**Written request**.
Quote the listing in full, exactly as given, minus any pictures.

════════

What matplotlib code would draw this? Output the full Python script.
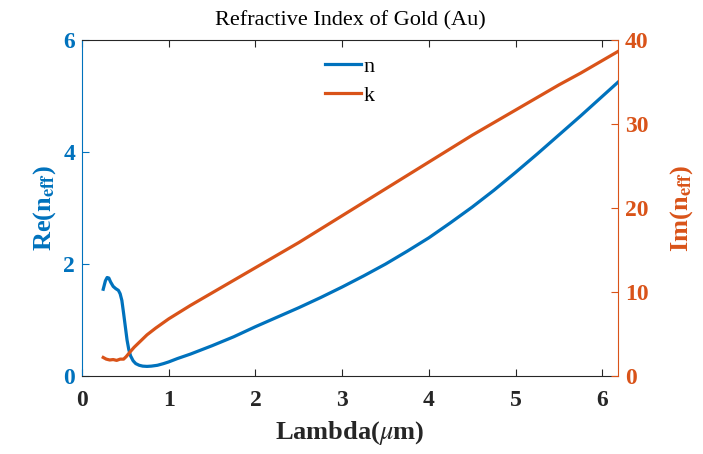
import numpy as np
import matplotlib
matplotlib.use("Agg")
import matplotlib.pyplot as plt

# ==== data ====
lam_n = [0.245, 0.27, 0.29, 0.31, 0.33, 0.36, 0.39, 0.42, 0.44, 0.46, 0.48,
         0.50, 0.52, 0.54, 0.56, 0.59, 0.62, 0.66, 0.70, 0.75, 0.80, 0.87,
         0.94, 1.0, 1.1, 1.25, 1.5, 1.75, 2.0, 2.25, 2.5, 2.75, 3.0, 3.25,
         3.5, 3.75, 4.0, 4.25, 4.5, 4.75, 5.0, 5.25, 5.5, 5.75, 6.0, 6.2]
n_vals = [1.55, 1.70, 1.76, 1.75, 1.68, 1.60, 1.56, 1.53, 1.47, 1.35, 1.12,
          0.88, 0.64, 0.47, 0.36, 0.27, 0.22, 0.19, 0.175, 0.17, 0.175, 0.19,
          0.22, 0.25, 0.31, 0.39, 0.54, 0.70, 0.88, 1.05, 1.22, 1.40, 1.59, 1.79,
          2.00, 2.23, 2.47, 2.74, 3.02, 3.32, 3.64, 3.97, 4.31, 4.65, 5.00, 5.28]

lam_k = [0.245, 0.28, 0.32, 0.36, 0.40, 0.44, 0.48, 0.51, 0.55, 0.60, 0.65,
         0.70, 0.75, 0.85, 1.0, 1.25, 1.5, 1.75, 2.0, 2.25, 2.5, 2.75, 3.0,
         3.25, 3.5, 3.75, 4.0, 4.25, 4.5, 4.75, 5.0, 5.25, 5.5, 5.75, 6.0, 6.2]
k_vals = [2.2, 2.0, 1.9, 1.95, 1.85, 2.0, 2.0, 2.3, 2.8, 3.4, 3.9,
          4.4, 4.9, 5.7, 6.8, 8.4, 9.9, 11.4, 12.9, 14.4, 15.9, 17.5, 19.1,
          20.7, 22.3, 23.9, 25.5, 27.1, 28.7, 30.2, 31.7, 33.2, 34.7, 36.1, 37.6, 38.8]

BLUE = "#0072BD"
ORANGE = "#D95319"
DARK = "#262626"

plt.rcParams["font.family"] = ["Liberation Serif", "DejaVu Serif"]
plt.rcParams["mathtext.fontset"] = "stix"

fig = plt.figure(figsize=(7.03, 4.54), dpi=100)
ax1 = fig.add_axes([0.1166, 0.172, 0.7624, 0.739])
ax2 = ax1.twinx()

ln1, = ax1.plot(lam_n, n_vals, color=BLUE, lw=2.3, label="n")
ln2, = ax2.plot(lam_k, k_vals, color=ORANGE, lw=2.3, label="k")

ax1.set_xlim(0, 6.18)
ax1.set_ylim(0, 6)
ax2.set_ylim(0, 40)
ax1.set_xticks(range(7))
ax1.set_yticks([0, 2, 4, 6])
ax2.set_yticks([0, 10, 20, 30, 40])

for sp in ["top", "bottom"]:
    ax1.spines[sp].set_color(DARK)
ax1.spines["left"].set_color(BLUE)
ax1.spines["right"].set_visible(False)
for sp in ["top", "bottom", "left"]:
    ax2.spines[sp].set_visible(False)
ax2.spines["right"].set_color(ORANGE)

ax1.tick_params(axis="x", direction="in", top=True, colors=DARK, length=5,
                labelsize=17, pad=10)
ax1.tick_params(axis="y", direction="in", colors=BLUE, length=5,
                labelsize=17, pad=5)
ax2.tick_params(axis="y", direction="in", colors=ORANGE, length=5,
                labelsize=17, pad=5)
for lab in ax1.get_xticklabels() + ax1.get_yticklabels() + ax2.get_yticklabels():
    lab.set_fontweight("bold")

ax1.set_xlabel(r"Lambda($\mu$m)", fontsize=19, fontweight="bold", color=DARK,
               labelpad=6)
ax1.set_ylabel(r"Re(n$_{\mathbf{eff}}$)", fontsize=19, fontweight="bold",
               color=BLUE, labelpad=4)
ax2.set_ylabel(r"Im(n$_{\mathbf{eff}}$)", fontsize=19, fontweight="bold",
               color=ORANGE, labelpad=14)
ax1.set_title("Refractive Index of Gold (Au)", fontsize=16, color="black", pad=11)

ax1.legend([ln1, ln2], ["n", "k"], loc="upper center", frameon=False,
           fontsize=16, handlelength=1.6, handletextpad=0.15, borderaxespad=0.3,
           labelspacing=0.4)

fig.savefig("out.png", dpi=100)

════════

**Right answer**.
What matplotlib code would draw this? Output the full Python script.
import numpy as np
import matplotlib
matplotlib.use("Agg")
import matplotlib.pyplot as plt

# ==== data ====
lam_n = [0.245, 0.27, 0.29, 0.31, 0.33, 0.36, 0.39, 0.42, 0.44, 0.46, 0.48,
         0.50, 0.52, 0.54, 0.56, 0.59, 0.62, 0.66, 0.70, 0.75, 0.80, 0.87,
         0.94, 1.0, 1.1, 1.25, 1.5, 1.75, 2.0, 2.25, 2.5, 2.75, 3.0, 3.25,
         3.5, 3.75, 4.0, 4.25, 4.5, 4.75, 5.0, 5.25, 5.5, 5.75, 6.0, 6.2]
n_vals = [1.55, 1.70, 1.76, 1.75, 1.68, 1.60, 1.56, 1.53, 1.47, 1.35, 1.12,
          0.88, 0.64, 0.47, 0.36, 0.27, 0.22, 0.19, 0.175, 0.17, 0.175, 0.19,
          0.22, 0.25, 0.31, 0.39, 0.54, 0.70, 0.88, 1.05, 1.22, 1.40, 1.59, 1.79,
          2.00, 2.23, 2.47, 2.74, 3.02, 3.32, 3.64, 3.97, 4.31, 4.65, 5.00, 5.28]

lam_k = [0.245, 0.28, 0.32, 0.36, 0.40, 0.44, 0.48, 0.51, 0.55, 0.60, 0.65,
         0.70, 0.75, 0.85, 1.0, 1.25, 1.5, 1.75, 2.0, 2.25, 2.5, 2.75, 3.0,
         3.25, 3.5, 3.75, 4.0, 4.25, 4.5, 4.75, 5.0, 5.25, 5.5, 5.75, 6.0, 6.2]
k_vals = [2.2, 2.0, 1.9, 1.95, 1.85, 2.0, 2.0, 2.3, 2.8, 3.4, 3.9,
          4.4, 4.9, 5.7, 6.8, 8.4, 9.9, 11.4, 12.9, 14.4, 15.9, 17.5, 19.1,
          20.7, 22.3, 23.9, 25.5, 27.1, 28.7, 30.2, 31.7, 33.2, 34.7, 36.1, 37.6, 38.8]

BLUE = "#0072BD"
ORANGE = "#D95319"
DARK = "#262626"

plt.rcParams["font.family"] = ["Liberation Serif", "DejaVu Serif"]
plt.rcParams["mathtext.fontset"] = "stix"

fig = plt.figure(figsize=(7.03, 4.54), dpi=100)
ax1 = fig.add_axes([0.1166, 0.172, 0.7624, 0.739])
ax2 = ax1.twinx()

ln1, = ax1.plot(lam_n, n_vals, color=BLUE, lw=2.3, label="n")
ln2, = ax2.plot(lam_k, k_vals, color=ORANGE, lw=2.3, label="k")

ax1.set_xlim(0, 6.18)
ax1.set_ylim(0, 6)
ax2.set_ylim(0, 40)
ax1.set_xticks(range(7))
ax1.set_yticks([0, 2, 4, 6])
ax2.set_yticks([0, 10, 20, 30, 40])

for sp in ["top", "bottom"]:
    ax1.spines[sp].set_color(DARK)
ax1.spines["left"].set_color(BLUE)
ax1.spines["right"].set_visible(False)
for sp in ["top", "bottom", "left"]:
    ax2.spines[sp].set_visible(False)
ax2.spines["right"].set_color(ORANGE)

ax1.tick_params(axis="x", direction="in", top=True, colors=DARK, length=5,
                labelsize=17, pad=10)
ax1.tick_params(axis="y", direction="in", colors=BLUE, length=5,
                labelsize=17, pad=5)
ax2.tick_params(axis="y", direction="in", colors=ORANGE, length=5,
                labelsize=17, pad=5)
for lab in ax1.get_xticklabels() + ax1.get_yticklabels() + ax2.get_yticklabels():
    lab.set_fontweight("bold")

ax1.set_xlabel(r"Lambda($\mu$m)", fontsize=19, fontweight="bold", color=DARK,
               labelpad=6)
ax1.set_ylabel(r"Re(n$_{\mathbf{eff}}$)", fontsize=19, fontweight="bold",
               color=BLUE, labelpad=4)
ax2.set_ylabel(r"Im(n$_{\mathbf{eff}}$)", fontsize=19, fontweight="bold",
               color=ORANGE, labelpad=14)
ax1.set_title("Refractive Index of Gold (Au)", fontsize=16, color="black", pad=11)

ax1.legend([ln1, ln2], ["n", "k"], loc="upper center", frameon=False,
           fontsize=16, handlelength=1.6, handletextpad=0.15, borderaxespad=0.3,
           labelspacing=0.4)

fig.savefig("out.png", dpi=100)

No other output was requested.